Quel paysage mental désolant.

Thalia pense également que les matières qui ont été abandonnées sont des composantes essentielles [10] d’une éducation de base :

Le programme 2013 donne une plus grande priorité au savoir-être qu’aux savoirs et aux savoir-faire.

Je me demande si le gouvernement n’a pas oublié que, pour assurer un avenir brillant, le comportement va de pair avec les connaissances. En outre, ces disciplines sont très importantes pour le développement des enfants.

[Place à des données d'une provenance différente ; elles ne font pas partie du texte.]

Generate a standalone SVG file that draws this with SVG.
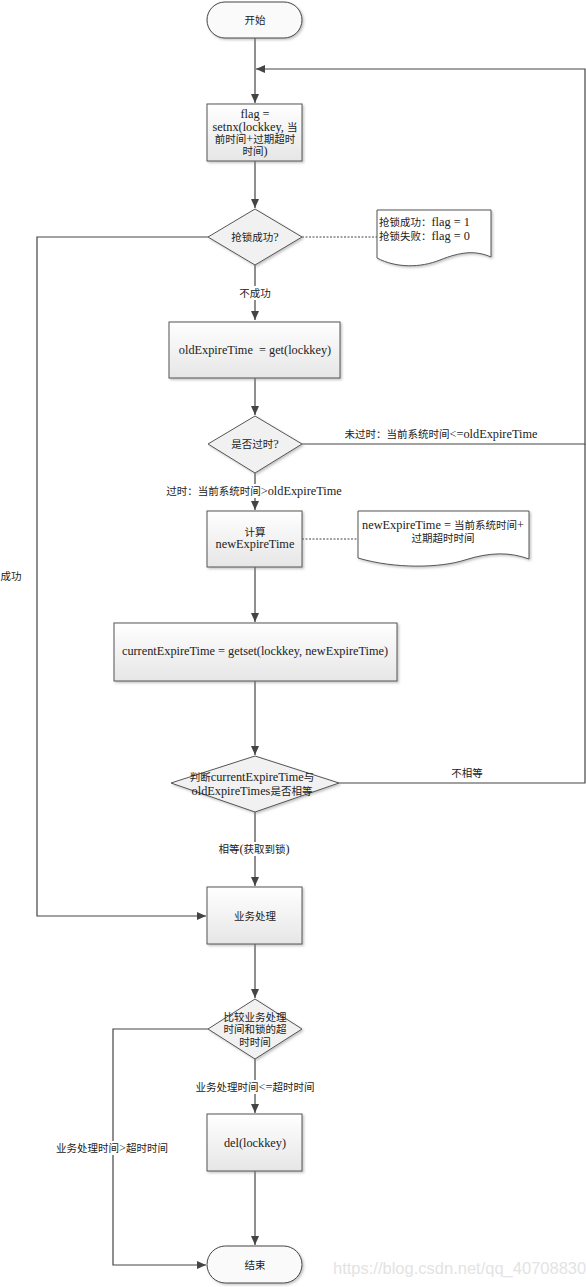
<svg xmlns="http://www.w3.org/2000/svg" width="586" height="1287" viewBox="0 0 586 1287">
<style>
text{font-family:"Liberation Serif","Noto Sans CJK SC",serif;font-size:10.5px;fill:#222;text-anchor:middle;dominant-baseline:central}
.e{font-size:12.3px}
.box{fill:url(#g);stroke:#555;stroke-width:1;filter:url(#sh)}
.dia{fill:#f1f1f1;stroke:#555;stroke-width:1;filter:url(#sh)}
.term{fill:#fafafa;stroke:#444;stroke-width:1;filter:url(#sh)}
.note{fill:#fff;stroke:#555;stroke-width:1;filter:url(#sh)}
.ln{fill:none;stroke:#444;stroke-width:1.2}
.arr{marker-end:url(#ah)}
.dash{fill:none;stroke:#444;stroke-width:1;stroke-dasharray:2,1.5}
.bg{fill:#fff}
.l{text-anchor:start}
.wm{font-family:"Liberation Sans","DejaVu Sans",sans-serif;font-size:16.5px;fill:#e3e3e3;text-anchor:start}
</style>
<defs>
<linearGradient id="g" x1="0" y1="0" x2="0" y2="1"><stop offset="0" stop-color="#ffffff"/><stop offset="1" stop-color="#e6e6e6"/></linearGradient>
<filter id="sh" x="-10%" y="-10%" width="130%" height="130%"><feDropShadow dx="1.5" dy="1.5" stdDeviation="1" flood-color="#888" flood-opacity="0.5"/></filter>
<marker id="ah" markerWidth="10" markerHeight="10" refX="9" refY="5" orient="auto" markerUnits="userSpaceOnUse"><path d="M0,1 L9,5 L0,9 Z" fill="#444"/></marker>
</defs>
<g id="connectors">
<path class="ln arr" d="M255,38 V103"/>
<path class="ln arr" d="M302,444 H585 V69 H256"/>
<path class="ln" d="M339,783 H585 V444"/>
<path class="ln arr" d="M255,161 V208"/>
<path class="ln arr" d="M255,265 V320"/>
<path class="ln arr" d="M208,237 H37 V916 H206"/>
<path class="dash" d="M302,237 H377"/>
<path class="ln arr" d="M255,378 V415"/>
<path class="ln arr" d="M255,473 V510"/>
<path class="dash" d="M302,539 H358"/>
<path class="ln arr" d="M255,567 V622"/>
<path class="ln arr" d="M255,681 V755"/>
<path class="ln arr" d="M255,812 V886"/>
<path class="ln arr" d="M255,944 V998"/>
<path class="ln arr" d="M255,1059 V1113"/>
<path class="ln arr" d="M208,1029 H113 V1265 H206"/>
<path class="ln arr" d="M255,1171 V1245"/>
</g>
<g id="labels">
<rect class="bg" x="236" y="286" width="38" height="14"/>
<text x="255" y="293">不成功</text>
<text x="11" y="576">成功</text>
<text x="441" y="434">未过时：当前系统时间<tspan class="e">&lt;=oldExpireTime</tspan></text>
<rect class="bg" x="165" y="484" width="179" height="14"/>
<text x="254" y="491">过时：当前系统时间<tspan class="e">&gt;oldExpireTime</tspan></text>
<text x="467" y="773">不相等</text>
<rect class="bg" x="218" y="842" width="73" height="14"/>
<text x="254" y="849">相等<tspan class="e">(</tspan>获取到锁<tspan class="e">)</tspan></text>
<rect class="bg" x="194" y="1080" width="122" height="14"/>
<text x="255" y="1087">业务处理时间<tspan class="e">&lt;=</tspan>超时时间</text>
<rect class="bg" x="55" y="1141" width="115" height="14"/>
<text x="112" y="1148">业务处理时间<tspan class="e">&gt;</tspan>超时时间</text>
</g>
<g id="start"><rect class="term" x="207" y="2" width="95" height="36" rx="18"/><text x="255" y="20">开始</text></g>
<g id="setnx"><rect class="box" x="207" y="104" width="95" height="57"/>
<text class="e" x="255" y="114">flag =</text><text x="255" y="127"><tspan class="e">setnx(lockkey, </tspan>当</text><text x="255" y="139">前时间<tspan class="e">+</tspan>过期超时</text><text x="255" y="151">时间<tspan class="e">)</tspan></text></g>
<g id="d1"><polygon class="dia" points="255,209 302,237 255,265 208,237"/><text x="255" y="237">抢锁成功<tspan class="e">?</tspan></text></g>
<g id="note1"><path class="note" d="M377,210 H491 V257 C475,250 460,252 440,260 C420,268 396,268 377,258 Z"/>
<text class="l" x="379" y="222">抢锁成功：<tspan class="e">flag = 1</tspan></text><text class="l" x="379" y="236">抢锁失败：<tspan class="e">flag = 0</tspan></text></g>
<g id="get"><rect class="box" x="169" y="322" width="171" height="56"/><text class="e" x="255" y="350" xml:space="preserve">oldExpireTime  = get(lockkey)</text></g>
<g id="d2"><polygon class="dia" points="255,416 302,444 255,473 208,444"/><text x="255" y="444">是否过时<tspan class="e">?</tspan></text></g>
<g id="calc"><rect class="box" x="207" y="511" width="95" height="56"/><text x="255" y="532">计算</text><text class="e" x="255" y="544">newExpireTime</text></g>
<g id="note2"><path class="note" d="M358,511 H529 V559 C510,552 490,552 465,560 C440,568 395,569 358,558 Z"/>
<text x="443" y="525"><tspan class="e">newExpireTime = </tspan>当前系统时间<tspan class="e">+</tspan></text><text x="443" y="538">过期超时时间</text></g>
<g id="getset"><rect class="box" x="114" y="623" width="283" height="58"/><text class="e" x="255" y="651">currentExpireTime = getset(lockkey, newExpireTime)</text></g>
<g id="d3"><polygon class="dia" points="255,756 339,783 255,812 171,783"/><text x="252" y="777">判断<tspan class="e">currentExpireTime</tspan>与</text><text x="252" y="791"><tspan class="e">oldExpireTimes</tspan>是否相等</text></g>
<g id="biz"><rect class="box" x="207" y="887" width="95" height="57"/><text x="255" y="916">业务处理</text></g>
<g id="d4"><polygon class="dia" points="255,999 302,1029 255,1059 208,1029"/><text x="255" y="1017">比较业务处理</text><text x="255" y="1029">时间和锁的超</text><text x="255" y="1042">时时间</text></g>
<g id="del"><rect class="box" x="207" y="1114" width="95" height="57"/><text class="e" x="255" y="1143">del(lockkey)</text></g>
<g id="end"><rect class="term" x="207" y="1246" width="95" height="37" rx="18.5"/><text x="255" y="1265">结束</text></g>
<text class="wm" x="333" y="1268">https://blog.csdn.net/qq_40708830</text>
</svg>
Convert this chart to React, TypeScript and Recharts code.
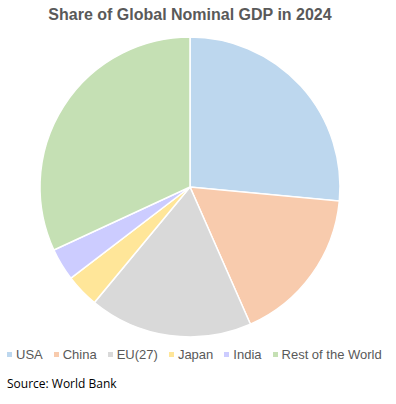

Agita Sesara se demande si le gouvernement et les écoles sont prêts [11] à introduire les différentes réformes du nouveau programme :

[…] le changement va être profond. Il ne s’agit pas seulement de supprimer des matières, mais aussi de modifier totalement les méthodes d’enseignement fondamentales des enseignants actuels. Est-ce que les enseignants vont réussir à intégrer ces changements ?

Est-ce que toutes les ressources et le personnel impliqués dans l’éducation sont prêts à s’adapter ? Si la réponse est « non », ces changements n’auront servi à rien.

International Education 2012 mentionne [12] l’accusation lancée par certains groupes selon laquelle les réformes n’ont été introduites que pour justifier la plus grande place accordée aux sujets religieux dans le programme :

[…] les critiques de la proposition ne pensent pas qu’une refonte du programme est la solution. Certains professeurs s’inquiètent que le gouvernement et les représentants religieux ne simplifient le problème à l’extrême et utilisent des termes tels que « la formation du caractère » et la « moralité » pour justifier davantage d’éducation religieuse.

Peut-être est-ce pour apaiser ces critiques que le gouvernement a promis [13] de faire un « Sondage sur le programme » le mois prochain afin d’évaluer l’impact des réformes. Il a également alloué plus de fonds à la formation [14] des enseignants en préparation à l’introduction des réformes à l’échelle nationale l’année prochaine.